Ces paroles me suffiront pour marquer la place considérable que M. Vitet a tenue dans l’histoire politique de notre pays. J’ai hâte de rappeler brièvement devant sa tombe les services incomparables qu’il a rendus à notre littérature, à nos monuments, à nos arts.

À vingt-quatre ans, il avait du premier bond atteint la renommée. Un épisode, emprunté aux années les plus tumultueuses du XVIe siècle et traité à la façon des drames historiques de Shakespeare, avait, tout à coup et avec un grand éclat révélé au public un nom déjà connu d’une élite d’esprits délicats, lecteurs ou rédacteurs du Globe. Après les Barricades, deux nouveaux épisodes, les États de Blois et la Mort de Henri III, vinrent compléter ces premières scènes de la Ligue. Mais, quels que fussent pour le jeune écrivain l’attrait de ces compositions et le plaisir du succès, son intelligence s’élevait, comme par un naturel essor, vers des régions plus hautes et moins troublées.

Nommé, en 1831, inspecteur général des monuments historiques, il se prit de passion pour ces grandes œuvres du moyen âge et de la renaissance, déjà rongées par le temps, mutilées par la guerre ou saccagées par la fureur stupide des révolutions, et condamnées à périr sous l’œil insoucieux des gouvernants et du public. Il jura de les sauver; il les sauva: sa généreuse ardeur fit des prosélytes, et, grâce à lui, la conservation de nos monuments est désormais un devoir national.
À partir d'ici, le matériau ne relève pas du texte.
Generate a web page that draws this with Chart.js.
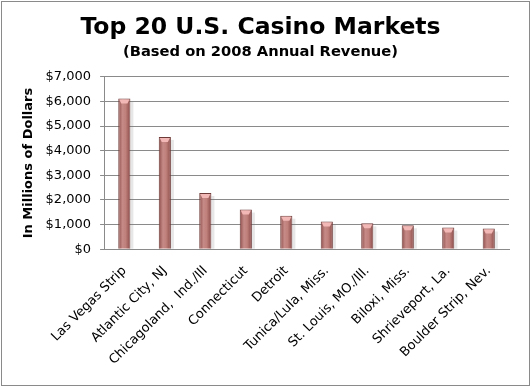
<!DOCTYPE html>
<html>
<head>
<meta charset="utf-8">
<script src="https://cdn.jsdelivr.net/npm/chart.js@4.4.0/dist/chart.umd.min.js"></script>
<style>
    body { margin: 0; background: #fff; }
    #wrap { position: absolute; left: 1px; top: 1px; width: 527px; height: 383px; border: 1px solid #8a8a8a; }
</style>
</head>
<body>
<div id="wrap"><canvas id="graph"></canvas></div>
<script>
// values, millions of dollars
const markets = ['Las Vegas Strip', 'Atlantic City, NJ', 'Chicagoland,  Ind./Ill', 'Connecticut', 'Detroit',
    'Tunica/Lula, Miss.', 'St. Louis, MO./Ill.', 'Biloxi, Miss.', 'Shrieveport, La.', 'Boulder Strip, Nev.'];
const revenue = [6120, 4560, 2280, 1610, 1360, 1130, 1050, 970, 880, 840];
const yTicks = [0, 1000, 2000, 3000, 4000, 5000, 6000, 7000];

const FONT = "'DejaVu Sans', Verdana, sans-serif";

function barFill(ctx) {
    const chart = ctx.chart;
    const x = chart.scales.x;
    if (!x || ctx.dataIndex === undefined) return '#b87470';
    const cx = x.getPixelForValue(ctx.dataIndex);
    const w = x.width / markets.length * 0.3;
    if (!isFinite(cx) || !isFinite(w) || w <= 0) return '#b87470';
    const g = chart.ctx.createLinearGradient(cx - w / 2, 0, cx + w / 2, 0);
    g.addColorStop(0, '#8e4e4b');
    g.addColorStop(0.35, '#c68a86');
    g.addColorStop(0.6, '#c0807c');
    g.addColorStop(1, '#8a4a47');
    return g;
}

// light cap + soft shadow so the bars look like the cylinders in the original
const cylinder = {
    id: 'cylinder',
    beforeDatasetsDraw(chart) {
        const c = chart.ctx;
        chart.getDatasetMeta(0).data.forEach(bar => {
            const w = bar.width;
            c.save();
            c.fillStyle = 'rgba(120,120,120,0.18)';
            c.fillRect(bar.x + w / 2, bar.y + 3, 3, bar.base - bar.y - 3);
            c.restore();
        });
    },
    afterDatasetsDraw(chart) {
        const c = chart.ctx;
        chart.getDatasetMeta(0).data.forEach(bar => {
            const w = bar.width;
            c.save();
            c.fillStyle = '#f2b8b6';
            c.beginPath();
            c.moveTo(bar.x - w / 2 + 1, bar.y + 1);
            c.lineTo(bar.x + w / 2 - 1, bar.y + 1);
            c.lineTo(bar.x + w / 2 - 3, bar.y + 5);
            c.lineTo(bar.x - w / 2 + 3, bar.y + 5);
            c.closePath();
            c.fill();
            c.restore();
        });
    }
};

const graph = new Chart(document.getElementById('graph'), {
    type: 'bar',
    data: {
        labels: markets,
        datasets: [{
            data: revenue,
            backgroundColor: barFill,
            borderColor: '#6e3b39',
            borderWidth: 1,
            categoryPercentage: 1,
            barPercentage: 0.3
        }]
    },
    options: {
        responsive: true,
        maintainAspectRatio: false,
        animation: false,
        layout: { padding: { left: 10, right: 20, top: 0, bottom: 11 } },
        plugins: {
            legend: { display: false },
            tooltip: { enabled: false },
            title: {
                display: true,
                text: 'Top 20 U.S. Casino Markets',
                color: '#000',
                font: { family: FONT, size: 23.5, weight: 'bold' },
                padding: { top: 12, bottom: 1 }
            },
            subtitle: {
                display: true,
                text: '(Based on 2008 Annual Revenue)',
                color: '#000',
                font: { family: FONT, size: 14.7, weight: 'bold' },
                padding: { top: 0, bottom: 16 }
            }
        },
        scales: {
            x: {
                grid: { display: false },
                border: { color: '#8a8a8a' },
                ticks: {
                    color: '#000',
                    font: { family: FONT, size: 13 },
                    minRotation: 45,
                    maxRotation: 45,
                    autoSkip: false,
                    padding: 6
                }
            },
            y: {
                min: 0,
                max: 7000,
                afterBuildTicks: axis => { axis.ticks = yTicks.map(v => ({ value: v })); },
                grid: { color: '#8a8a8a', tickLength: 4 },
                border: { color: '#8a8a8a' },
                ticks: {
                    color: '#000',
                    font: { family: FONT, size: 13 },
                    padding: 9,
                    callback: v => '$' + v.toLocaleString('en-US')
                },
                title: {
                    display: true,
                    text: 'In Millions of Dollars',
                    color: '#000',
                    font: { family: FONT, size: 13, weight: 'bold' },
                    padding: { top: 9, bottom: 0 }
                }
            }
        }
    },
    plugins: [cylinder]
});
</script>
</body>
</html>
Certes l’archéologie a des jouissances capables de retenir et de satisfaire un esprit distingué ; elle touche et participe à tous les arts. Cependant M. Vitet s’élevait toujours ; il voulait atteindre une zone plus sereine encore, où l’art pur a son principe et d’où l’inspiration descend sur le génie des grands maîtres. Nul mieux que lui n’était doué Pour s’initier d’abord et nous initier nous-mêmes à la pénétration de ces mystères sublimes. Par un rare privilége, il joignait à la profondeur d’un philosophe l’exquise sensibilité d’un artiste. Ceux qui ne l’ont vu qu’a, distance ne savent pas, ne peuvent pas savoir ce que ce froid dehors couvrait de chaudes affections et, pour me servir d’une de ses expressions mêmes, ce qu’il y avait de « si tendre sous un aspect si grave ». Dans ses nombreux et admirables écrits sur l’art, dans ces études précieuses que tout artiste jaloux d’épurer son talent ne méditera jamais sans se sentir plus fort, M. Vitet s’est révélé tout entier, avec les qualités de sa double nature. Sous la trame serrée d’un style pur et sobre on sent s’animer une pensée puissante et courir un frémissement qui est la vie même ; une chaleur communicative se propage rapidement de l’écrivain au lecteur, et c’est, le cœur ému et la raison convaincue tout ensemble, que le disciple apprend du maître comment il faut admirer les chefs-d’œuvre. La supériorité infinie de l’esprit sur la matière, voilà le principe divin qui fait les grands artistes et tout ce qu’il peut y avoir de grand en ce monde. Partout et toujours M. Vitet s’en est inspiré, et c’est ainsi que, ferme dans ses idées, inébranlable dans sa foi religieuse, il a marché son droit chemin à travers la vie.

Il y a quelques semaines, il célébrait un événement de famille qui venait resserrer par un nœud nouveau d’anciennes et chères alliances : « Me voilà heureux, disait-il ; ma tâche est faite ; je suis prêt, tout prêt ; maintenant je peux partir. » Nous, Messieurs, nous n’étions pas prêts ; ce brusque départ, qui n’a pas surpris cette aine vigilante, nous a frappés de stupeur. En ce moment même, les yeux obsédés par tout cet appareil funèbre, je ne puis nie persuader encore que j’adresse à notre illustre confrère le suprême adieu de l’Académie française.